### BRIEF
Pull out every line containing the string "this".

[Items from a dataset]

------------------------------

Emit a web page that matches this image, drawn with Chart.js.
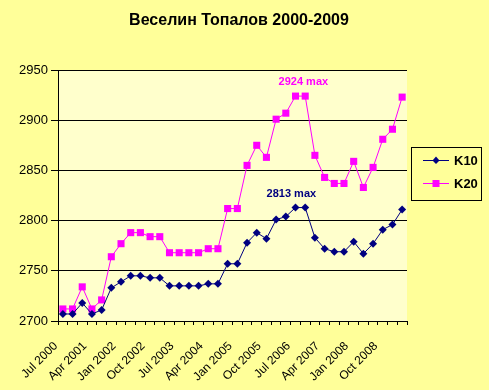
<!DOCTYPE html>
<html>
<head>
<meta charset="utf-8">
<script src="https://cdn.jsdelivr.net/npm/chart.js@4/dist/chart.umd.min.js"></script>
<style>
html,body{margin:0;padding:0;background:#FFFF99;}
#wrap{width:489px;height:390px;position:relative;}
</style>
</head>
<body>
<div id="wrap"><canvas id="c" width="489" height="390"></canvas></div>
<script>
const titleText = "Веселин Топалов 2000-2009";
const categories = ["Jul 2000","Oct 2000","Jan 2001","Apr 2001","Jul 2001","Oct 2001","Jan 2002","Apr 2002","Jul 2002","Oct 2002","Jan 2003","Apr 2003","Jul 2003","Oct 2003","Jan 2004","Apr 2004","Jul 2004","Oct 2004","Jan 2005","Apr 2005","Jul 2005","Oct 2005","Jan 2006","Apr 2006","Jul 2006","Oct 2006","Jan 2007","Apr 2007","Jul 2007","Oct 2007","Jan 2008","Apr 2008","Jul 2008","Oct 2008","Jan 2009","Apr 2009"];
const k10 = [2707,2707,2718,2707,2711,2733,2739,2745,2745,2743,2743,2735,2735,2735,2735,2737,2737,2757,2757,2778,2788,2782,2801,2804,2813,2813,2783,2772,2769,2769,2779,2767,2777,2791,2796,2811];
const k20 = [2712,2712,2734,2712,2721,2764,2777,2788,2788,2784,2784,2768,2768,2768,2768,2772,2772,2812,2812,2855,2875,2863,2901,2907,2924,2924,2865,2843,2837,2837,2859,2833,2853,2881,2891,2923];
const yTicks = [2700,2750,2800,2850,2900,2950];
const seriesNames = ["K10","K20"];
const maxLabels = ["2813 max","2924 max"];

const FONT = "'Liberation Sans', Arial, sans-serif";

const decor = {
  id:'decor',
  beforeDraw(chart){
    const ctx = chart.ctx, a = chart.chartArea;
    ctx.save();
    ctx.fillStyle = '#FFFF99';
    ctx.fillRect(0,0,chart.width,chart.height);
    ctx.fillStyle = '#FFFFCC';
    ctx.fillRect(a.left,a.top,a.right-a.left,a.bottom-a.top);
    ctx.restore();
  },
  afterDraw(chart){
    const ctx = chart.ctx, a = chart.chartArea;
    const xs = chart.scales.x, ys = chart.scales.y;
    ctx.save();
    // title
    ctx.fillStyle = '#000';
    ctx.font = "bold 16px " + FONT;
    ctx.textAlign = 'center';
    ctx.textBaseline = 'middle';
    ctx.fillText(titleText, 239, 21);
    // max annotations
    const i20 = k20.indexOf(Math.max(...k20));
    const i10 = k10.indexOf(Math.max(...k10));
    ctx.font = "bold 11px " + FONT;
    ctx.fillStyle = '#FF00FF';
    ctx.fillText(maxLabels[1], (xs.getPixelForValue(i20)+xs.getPixelForValue(i20+1))/2+3, ys.getPixelForValue(k20[i20]) - 14);
    ctx.fillStyle = '#000080';
    ctx.fillText(maxLabels[0], (xs.getPixelForValue(i10)+xs.getPixelForValue(i10+1))/2-9, ys.getPixelForValue(k10[i10]) - 14);
    // legend
    ctx.fillStyle = '#FFFF99';
    ctx.fillRect(411.5,147.5,70,53);
    ctx.strokeStyle = '#000';
    ctx.lineWidth = 1;
    ctx.strokeRect(411.5,147.5,70,53);
    const ds = chart.data.datasets;
    const ly = [160, 183];
    ds.forEach((d,k)=>{
      const y = ly[k];
      ctx.strokeStyle = d.borderColor;
      ctx.lineWidth = 1;
      ctx.beginPath(); ctx.moveTo(423,y+0.5); ctx.lineTo(449,y+0.5); ctx.stroke();
      ctx.fillStyle = d.pointBackgroundColor;
      if (k===0){
        ctx.beginPath(); ctx.moveTo(436,y-3.5); ctx.lineTo(439.5,y+0.5); ctx.lineTo(436,y+4); ctx.lineTo(432.5,y+0.5); ctx.closePath(); ctx.fill();
      } else {
        ctx.fillRect(432.5,y-3,7,7);
      }
      ctx.fillStyle = '#000';
      ctx.font = "bold 13px " + FONT;
      ctx.textAlign = 'left';
      ctx.fillText(seriesNames[k], 454, y+1);
    });
    ctx.restore();
  }
};

new Chart(document.getElementById('c'), {
  type:'line',
  data:{
    labels: categories,
    datasets:[
      {label:seriesNames[0], data:k10, borderColor:'#000080', backgroundColor:'#000080', pointBackgroundColor:'#000080', pointBorderColor:'#000080', pointStyle:'rectRot', pointRadius:4, pointBorderWidth:0, borderWidth:1, tension:0},
      {label:seriesNames[1], data:k20, borderColor:'#FF00FF', backgroundColor:'#FF00FF', pointBackgroundColor:'#FF00FF', pointBorderColor:'#FF00FF', pointStyle:'rect', pointRadius:5, pointBorderWidth:0, borderWidth:1, tension:0}
    ]
  },
  options:{
    responsive:false,
    animation:false,
    devicePixelRatio:1,
    layout:{padding:{top:70,right:82,left:0,bottom:0}},
    plugins:{legend:{display:false}, title:{display:false}, tooltip:{enabled:false}},
    scales:{
      x:{
        type:'category',
        offset:true,
        afterFit(s){ s.height = 69; },
        grid:{display:true, drawOnChartArea:false, color:'#000', tickLength:4, offset:true},
        border:{display:true, color:'#000', width:1},
        ticks:{
          autoSkip:false, maxRotation:45, minRotation:45, padding:14, labelOffset:-7,
          color:'#000', font:{family:FONT, size:12},
          callback(v,i){ return i%3===0 ? categories[i] : ''; }
        }
      },
      y:{
        min:2700, max:2950,
        afterFit(s){ s.width = 58; },
        afterBuildTicks(s){ s.ticks = yTicks.map(v=>({value:v})); },
        grid:{color:'#000', lineWidth:1, tickLength:7, drawTicks:true},
        border:{display:true, color:'#000', width:1},
        ticks:{color:'#000', padding:3, font:{family:FONT, size:13}, callback(v){ return String(v); }}
      }
    }
  },
  plugins:[decor]
});
</script>
</body>
</html>
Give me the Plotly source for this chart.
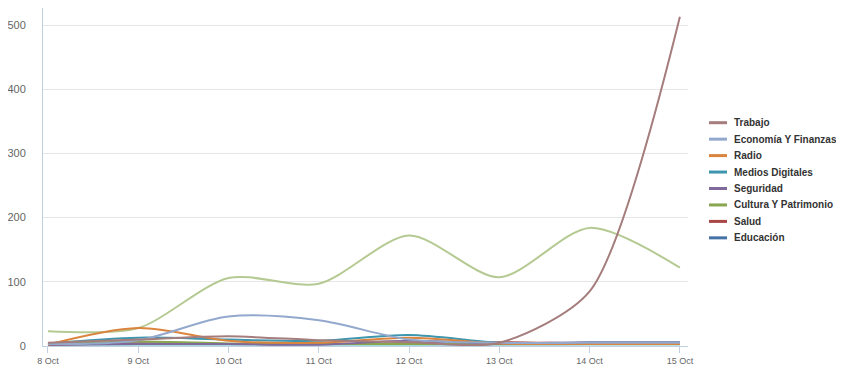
import plotly.graph_objects as go

dates = ["8 Oct", "9 Oct", "10 Oct", "11 Oct", "12 Oct", "13 Oct", "14 Oct", "15 Oct"]

trabajo = [5, 10, 15, 9, 6, 5, 85, 513]
economia = [3, 9, 46, 40, 10, 5, 5, 5]
radio = [2, 28, 8, 5, 13, 4, 3, 3]
medios = [4, 13, 10, 8, 17, 5, 5, 5]
seguridad = [2, 3, 3, 2, 8, 4, 6, 6]
cultura = [3, 7, 4, 3, 3, 3, 3, 3]
salud = [2, 4, 3, 3, 4, 6, 4, 4]
educacion = [3, 4, 3, 3, 3, 3, 3, 3]
otros = [23, 28, 106, 97, 172, 107, 184, 122]
otros2 = [1, 1, 1, 1, 1, 1, 2, 2]

series = [
    ("Trabajo", trabajo, "#A47D7C", True, 0.75),
    ("Economía Y Finanzas", economia, "#92A8CD", True, 0.9),
    ("Radio", radio, "#DB843D", True, 0.9),
    ("Medios Digitales", medios, "#3D96AE", True, 0.9),
    ("Seguridad", seguridad, "#80699B", True, 0.9),
    ("Cultura Y Patrimonio", cultura, "#89A54E", True, 0.9),
    ("Salud", salud, "#AA4643", True, 0.9),
    ("Educación", educacion, "#4572A7", True, 0.9),
    ("Otros", otros, "#B5CA92", False, 0.8),
    ("Otros 2", otros2, "#A6D8DC", False, 0.9),
]

# Figure geometry (page has an 8px body margin)
W, H = 836, 373
ML, MR, MT, MB = 35, 156, 0, 35
PW, PH = W - ML - MR, H - MT - MB
OFF = 8

def px(xpage):
    return (xpage - OFF - ML) / PW

def py(ypage):
    return 1 - (ypage - OFF - MT) / PH

fig = go.Figure()
for name, vals, color, show, sm in reversed(series):
    fig.add_trace(go.Scatter(
        x=dates, y=vals, name=name, mode="lines",
        line=dict(color=color, width=2, shape="spline", smoothing=sm),
        showlegend=False,
    ))

# Manual legend (to match the compact item spacing)
shapes = []
annotations = []
legend_items = [s for s in series if s[3]]
for i, (name, vals, color, show, sm) in enumerate(legend_items):
    yc = 122.7 + 16.45 * i
    shapes.append(dict(
        type="line", xref="paper", yref="paper",
        x0=px(709), x1=px(727), y0=py(yc), y1=py(yc),
        line=dict(color=color, width=3),
    ))
    annotations.append(dict(
        text=name, xref="paper", yref="paper",
        x=px(732), y=py(yc), xanchor="left", yanchor="middle",
        showarrow=False,
        font=dict(size=10, color="#333333", family="Liberation Sans, Arial, sans-serif", weight="bold"),
    ))

fig.update_layout(
    width=W, height=H,
    margin=dict(l=ML, r=MR, t=MT, b=MB),
    plot_bgcolor="white", paper_bgcolor="white",
    font=dict(family="Liberation Sans, Arial, sans-serif", color="#666666"),
    showlegend=False,
    hovermode=False,
    shapes=shapes,
    annotations=annotations,
)

fig.update_xaxes(
    type="category", range=[-0.055, 7.09],
    showgrid=False, zeroline=False,
    showline=True, linecolor="#C0D0E0", linewidth=1,
    ticks="outside", ticklen=6, tickcolor="#C0D0E0",
    tickfont=dict(size=9, color="#666666"),
)
fig.update_yaxes(
    range=[0, 526.5], tickvals=[0, 100, 200, 300, 400, 500],
    showgrid=True, gridcolor="#E6E6E6", gridwidth=1, zeroline=False,
    showline=True, linecolor="#C0D0E0", linewidth=1,
    ticks="outside", ticklen=14, tickcolor="rgba(0,0,0,0)",
    tickfont=dict(size=11, color="#666666"),
)

fig.write_html("out.html")
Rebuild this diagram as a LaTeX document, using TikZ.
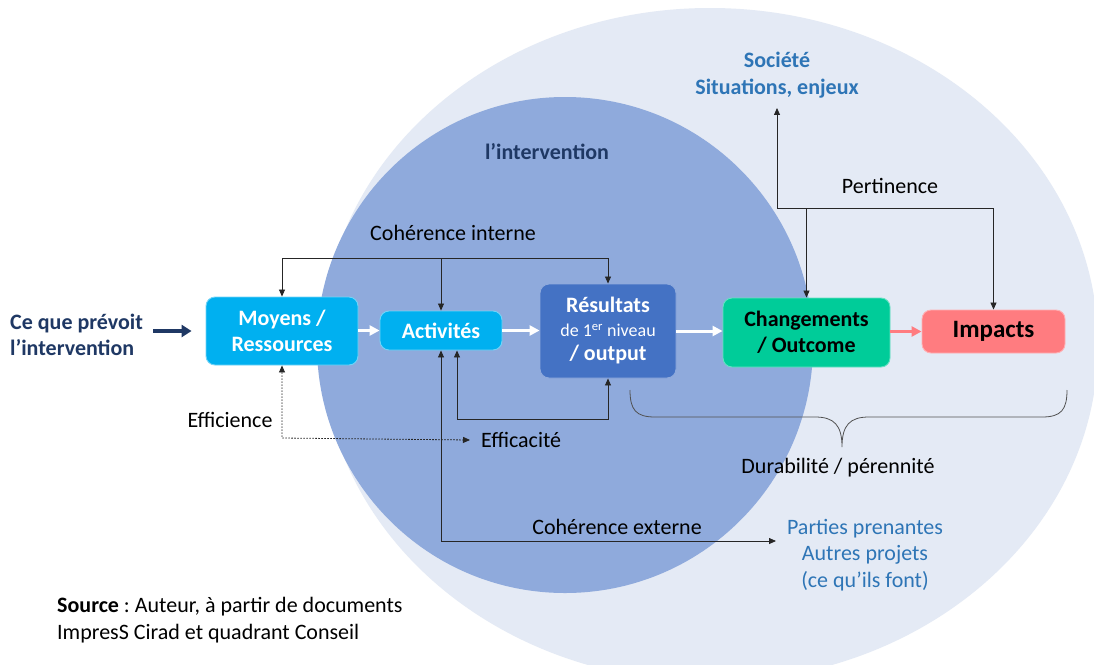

------------------------------

### WRITTEN SOLUTION
Emit a web page that matches this image, drawn with Chart.js.
Give me the Plotly source for this chart.
Rebuild this diagram as a LaTeX document, using TikZ.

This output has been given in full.